"""

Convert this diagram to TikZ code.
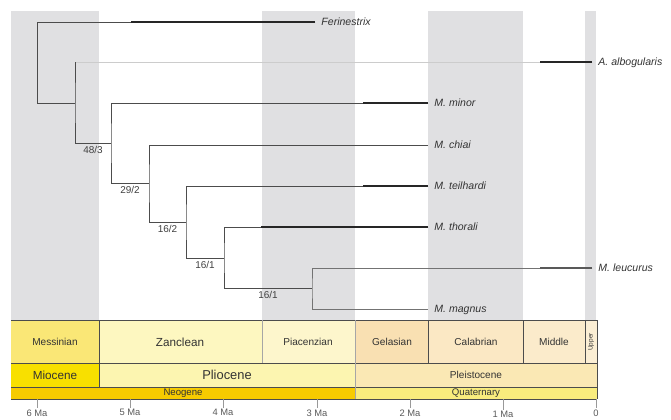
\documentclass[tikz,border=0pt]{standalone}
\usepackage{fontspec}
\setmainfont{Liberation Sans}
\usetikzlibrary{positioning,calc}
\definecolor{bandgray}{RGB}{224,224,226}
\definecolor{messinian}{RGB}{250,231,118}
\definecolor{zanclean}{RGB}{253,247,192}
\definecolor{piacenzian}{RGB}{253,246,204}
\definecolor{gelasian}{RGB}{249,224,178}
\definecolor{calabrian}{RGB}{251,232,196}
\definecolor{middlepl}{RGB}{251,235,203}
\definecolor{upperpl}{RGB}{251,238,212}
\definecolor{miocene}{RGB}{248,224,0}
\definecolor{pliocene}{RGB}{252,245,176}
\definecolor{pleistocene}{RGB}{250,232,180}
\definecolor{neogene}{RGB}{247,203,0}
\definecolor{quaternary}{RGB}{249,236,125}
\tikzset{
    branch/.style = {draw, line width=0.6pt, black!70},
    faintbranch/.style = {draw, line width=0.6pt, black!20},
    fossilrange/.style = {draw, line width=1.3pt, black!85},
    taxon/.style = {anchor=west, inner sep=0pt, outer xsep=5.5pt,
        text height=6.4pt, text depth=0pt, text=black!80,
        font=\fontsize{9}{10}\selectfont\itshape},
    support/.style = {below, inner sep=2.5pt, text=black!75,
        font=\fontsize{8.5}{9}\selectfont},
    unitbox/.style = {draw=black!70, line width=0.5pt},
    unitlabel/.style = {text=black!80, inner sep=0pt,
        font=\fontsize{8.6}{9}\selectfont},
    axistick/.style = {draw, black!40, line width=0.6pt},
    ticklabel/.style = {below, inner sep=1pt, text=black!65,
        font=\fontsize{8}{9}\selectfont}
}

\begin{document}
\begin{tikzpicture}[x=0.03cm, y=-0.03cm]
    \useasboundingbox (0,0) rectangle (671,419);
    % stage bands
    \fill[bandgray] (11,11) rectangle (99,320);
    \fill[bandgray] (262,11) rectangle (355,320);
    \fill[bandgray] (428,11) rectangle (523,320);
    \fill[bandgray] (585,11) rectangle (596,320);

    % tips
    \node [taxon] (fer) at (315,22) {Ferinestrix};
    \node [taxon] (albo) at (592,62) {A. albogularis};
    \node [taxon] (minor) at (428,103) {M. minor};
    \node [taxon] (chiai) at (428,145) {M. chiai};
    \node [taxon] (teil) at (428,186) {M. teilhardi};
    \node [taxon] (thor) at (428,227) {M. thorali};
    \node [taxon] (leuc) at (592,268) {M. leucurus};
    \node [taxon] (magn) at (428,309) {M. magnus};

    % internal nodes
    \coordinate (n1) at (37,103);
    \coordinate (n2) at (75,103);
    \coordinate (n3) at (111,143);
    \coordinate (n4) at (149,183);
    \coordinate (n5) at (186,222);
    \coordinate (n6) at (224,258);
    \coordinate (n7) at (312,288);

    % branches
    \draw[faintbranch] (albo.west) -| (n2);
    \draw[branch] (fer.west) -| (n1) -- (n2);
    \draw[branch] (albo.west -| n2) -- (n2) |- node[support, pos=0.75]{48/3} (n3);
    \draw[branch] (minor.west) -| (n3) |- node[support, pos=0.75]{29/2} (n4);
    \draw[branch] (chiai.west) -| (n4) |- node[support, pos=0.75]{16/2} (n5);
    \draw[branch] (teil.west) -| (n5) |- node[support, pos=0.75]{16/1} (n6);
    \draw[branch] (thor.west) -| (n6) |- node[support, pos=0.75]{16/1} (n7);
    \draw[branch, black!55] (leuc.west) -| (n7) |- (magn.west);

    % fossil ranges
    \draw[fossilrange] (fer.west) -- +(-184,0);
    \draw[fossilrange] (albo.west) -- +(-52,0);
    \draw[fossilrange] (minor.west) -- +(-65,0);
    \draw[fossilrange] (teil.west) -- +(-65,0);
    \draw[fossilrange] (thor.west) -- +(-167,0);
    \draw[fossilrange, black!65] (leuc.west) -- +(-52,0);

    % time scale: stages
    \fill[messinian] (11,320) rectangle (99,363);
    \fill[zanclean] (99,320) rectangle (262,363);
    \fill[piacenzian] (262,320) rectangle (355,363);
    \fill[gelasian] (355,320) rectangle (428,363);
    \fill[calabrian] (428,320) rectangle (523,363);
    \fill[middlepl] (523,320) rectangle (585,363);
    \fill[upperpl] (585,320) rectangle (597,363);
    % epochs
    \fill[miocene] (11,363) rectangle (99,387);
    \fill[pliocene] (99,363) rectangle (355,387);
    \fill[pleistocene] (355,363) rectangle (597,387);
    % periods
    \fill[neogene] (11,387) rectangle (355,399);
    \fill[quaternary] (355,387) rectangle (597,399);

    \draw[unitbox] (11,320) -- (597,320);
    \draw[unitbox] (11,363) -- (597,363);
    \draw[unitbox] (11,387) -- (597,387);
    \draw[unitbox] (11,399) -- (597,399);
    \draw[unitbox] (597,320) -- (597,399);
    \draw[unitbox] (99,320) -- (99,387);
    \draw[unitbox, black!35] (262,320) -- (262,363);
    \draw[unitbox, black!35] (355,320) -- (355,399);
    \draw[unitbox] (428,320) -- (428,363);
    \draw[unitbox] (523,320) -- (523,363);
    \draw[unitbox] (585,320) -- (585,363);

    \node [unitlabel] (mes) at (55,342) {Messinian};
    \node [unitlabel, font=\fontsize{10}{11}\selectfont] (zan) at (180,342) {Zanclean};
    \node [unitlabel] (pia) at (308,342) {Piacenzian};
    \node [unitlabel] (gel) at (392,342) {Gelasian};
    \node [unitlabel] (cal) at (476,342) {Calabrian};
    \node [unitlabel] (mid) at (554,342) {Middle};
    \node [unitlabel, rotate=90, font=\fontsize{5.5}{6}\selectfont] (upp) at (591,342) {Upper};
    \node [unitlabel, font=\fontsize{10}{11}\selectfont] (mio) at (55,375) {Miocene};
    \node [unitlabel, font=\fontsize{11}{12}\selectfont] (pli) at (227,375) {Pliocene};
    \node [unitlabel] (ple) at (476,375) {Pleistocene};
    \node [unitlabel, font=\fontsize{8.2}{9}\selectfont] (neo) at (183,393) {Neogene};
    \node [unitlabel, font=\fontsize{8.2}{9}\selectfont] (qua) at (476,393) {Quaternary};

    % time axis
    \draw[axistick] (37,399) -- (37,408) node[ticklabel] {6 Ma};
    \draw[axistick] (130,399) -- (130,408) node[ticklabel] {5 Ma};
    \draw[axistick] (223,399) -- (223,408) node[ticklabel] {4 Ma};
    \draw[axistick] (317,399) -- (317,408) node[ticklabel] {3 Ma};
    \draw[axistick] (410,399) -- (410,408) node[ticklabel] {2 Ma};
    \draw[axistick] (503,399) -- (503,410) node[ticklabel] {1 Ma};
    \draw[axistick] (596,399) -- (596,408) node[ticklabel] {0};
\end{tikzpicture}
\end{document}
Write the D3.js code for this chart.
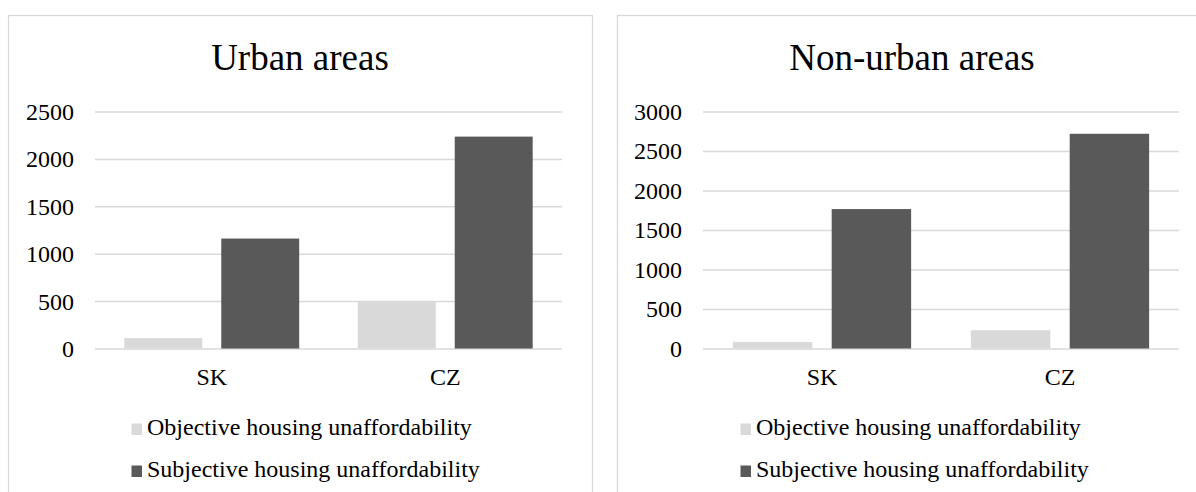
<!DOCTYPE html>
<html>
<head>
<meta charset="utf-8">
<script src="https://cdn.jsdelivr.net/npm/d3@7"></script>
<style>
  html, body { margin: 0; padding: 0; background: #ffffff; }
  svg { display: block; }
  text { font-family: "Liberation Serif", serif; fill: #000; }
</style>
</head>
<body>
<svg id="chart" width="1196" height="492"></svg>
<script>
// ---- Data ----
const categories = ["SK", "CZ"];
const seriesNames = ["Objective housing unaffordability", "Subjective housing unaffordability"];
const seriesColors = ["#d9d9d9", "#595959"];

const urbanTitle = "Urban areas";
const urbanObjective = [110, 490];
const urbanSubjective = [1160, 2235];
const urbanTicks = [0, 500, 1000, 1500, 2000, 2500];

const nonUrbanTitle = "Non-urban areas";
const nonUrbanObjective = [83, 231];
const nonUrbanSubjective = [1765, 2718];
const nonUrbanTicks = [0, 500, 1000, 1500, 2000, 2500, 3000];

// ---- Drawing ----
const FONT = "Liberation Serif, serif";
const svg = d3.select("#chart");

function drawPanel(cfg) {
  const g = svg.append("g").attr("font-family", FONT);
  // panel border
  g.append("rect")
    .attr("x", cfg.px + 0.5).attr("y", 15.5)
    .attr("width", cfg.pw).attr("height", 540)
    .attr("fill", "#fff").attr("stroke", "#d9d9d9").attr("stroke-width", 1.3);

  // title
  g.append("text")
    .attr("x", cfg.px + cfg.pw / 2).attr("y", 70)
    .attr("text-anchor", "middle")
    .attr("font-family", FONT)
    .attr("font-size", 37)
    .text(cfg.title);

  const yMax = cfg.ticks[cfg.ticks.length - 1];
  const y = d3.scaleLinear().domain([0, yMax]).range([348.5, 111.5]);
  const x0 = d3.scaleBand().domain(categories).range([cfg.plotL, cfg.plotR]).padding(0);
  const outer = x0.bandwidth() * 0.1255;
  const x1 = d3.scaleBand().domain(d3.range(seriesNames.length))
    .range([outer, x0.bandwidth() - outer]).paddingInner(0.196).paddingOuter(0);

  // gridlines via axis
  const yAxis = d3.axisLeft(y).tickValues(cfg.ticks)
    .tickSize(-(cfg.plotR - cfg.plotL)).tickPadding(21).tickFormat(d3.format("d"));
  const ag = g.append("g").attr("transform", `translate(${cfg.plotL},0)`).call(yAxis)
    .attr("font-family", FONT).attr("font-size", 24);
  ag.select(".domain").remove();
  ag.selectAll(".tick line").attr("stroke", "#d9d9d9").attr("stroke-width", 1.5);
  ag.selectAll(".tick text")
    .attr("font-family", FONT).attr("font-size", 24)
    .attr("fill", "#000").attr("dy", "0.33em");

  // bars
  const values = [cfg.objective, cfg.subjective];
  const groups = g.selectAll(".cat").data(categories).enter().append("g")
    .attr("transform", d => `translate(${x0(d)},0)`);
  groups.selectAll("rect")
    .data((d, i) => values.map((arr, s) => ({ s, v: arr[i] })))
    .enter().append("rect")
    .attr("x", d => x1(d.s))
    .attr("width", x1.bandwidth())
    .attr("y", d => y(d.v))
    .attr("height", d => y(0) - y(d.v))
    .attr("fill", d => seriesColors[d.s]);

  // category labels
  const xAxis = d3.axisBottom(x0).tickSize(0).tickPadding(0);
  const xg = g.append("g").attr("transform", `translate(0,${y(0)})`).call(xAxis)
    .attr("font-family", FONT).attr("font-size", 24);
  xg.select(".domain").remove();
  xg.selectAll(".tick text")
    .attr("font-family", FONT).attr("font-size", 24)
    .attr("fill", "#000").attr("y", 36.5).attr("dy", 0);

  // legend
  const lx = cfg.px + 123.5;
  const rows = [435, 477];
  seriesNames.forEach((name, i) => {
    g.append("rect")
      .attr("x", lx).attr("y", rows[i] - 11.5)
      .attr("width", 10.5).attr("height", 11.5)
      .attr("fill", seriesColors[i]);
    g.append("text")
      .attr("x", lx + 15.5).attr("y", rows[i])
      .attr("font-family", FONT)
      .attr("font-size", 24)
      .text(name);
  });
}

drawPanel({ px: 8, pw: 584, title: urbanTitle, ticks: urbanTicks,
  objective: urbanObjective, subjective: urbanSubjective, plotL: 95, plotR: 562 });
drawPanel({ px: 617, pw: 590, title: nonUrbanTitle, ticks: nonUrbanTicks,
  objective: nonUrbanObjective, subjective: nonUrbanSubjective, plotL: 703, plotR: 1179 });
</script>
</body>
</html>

"""

Exercise objective:
Give back the exact lines above, running from the one that has "Write the D3.js code for this chart." through the one that has "x0.bandwidth() - outer]).paddingInner(0.196).paddingOuter(0);", with nothing added and no pictures.

Written answer:
Write the D3.js code for this chart.
<!DOCTYPE html>
<html>
<head>
<meta charset="utf-8">
<script src="https://cdn.jsdelivr.net/npm/d3@7"></script>
<style>
  html, body { margin: 0; padding: 0; background: #ffffff; }
  svg { display: block; }
  text { font-family: "Liberation Serif", serif; fill: #000; }
</style>
</head>
<body>
<svg id="chart" width="1196" height="492"></svg>
<script>
// ---- Data ----
const categories = ["SK", "CZ"];
const seriesNames = ["Objective housing unaffordability", "Subjective housing unaffordability"];
const seriesColors = ["#d9d9d9", "#595959"];

const urbanTitle = "Urban areas";
const urbanObjective = [110, 490];
const urbanSubjective = [1160, 2235];
const urbanTicks = [0, 500, 1000, 1500, 2000, 2500];

const nonUrbanTitle = "Non-urban areas";
const nonUrbanObjective = [83, 231];
const nonUrbanSubjective = [1765, 2718];
const nonUrbanTicks = [0, 500, 1000, 1500, 2000, 2500, 3000];

// ---- Drawing ----
const FONT = "Liberation Serif, serif";
const svg = d3.select("#chart");

function drawPanel(cfg) {
  const g = svg.append("g").attr("font-family", FONT);
  // panel border
  g.append("rect")
    .attr("x", cfg.px + 0.5).attr("y", 15.5)
    .attr("width", cfg.pw).attr("height", 540)
    .attr("fill", "#fff").attr("stroke", "#d9d9d9").attr("stroke-width", 1.3);

  // title
  g.append("text")
    .attr("x", cfg.px + cfg.pw / 2).attr("y", 70)
    .attr("text-anchor", "middle")
    .attr("font-family", FONT)
    .attr("font-size", 37)
    .text(cfg.title);

  const yMax = cfg.ticks[cfg.ticks.length - 1];
  const y = d3.scaleLinear().domain([0, yMax]).range([348.5, 111.5]);
  const x0 = d3.scaleBand().domain(categories).range([cfg.plotL, cfg.plotR]).padding(0);
  const outer = x0.bandwidth() * 0.1255;
  const x1 = d3.scaleBand().domain(d3.range(seriesNames.length))
    .range([outer, x0.bandwidth() - outer]).paddingInner(0.196).paddingOuter(0);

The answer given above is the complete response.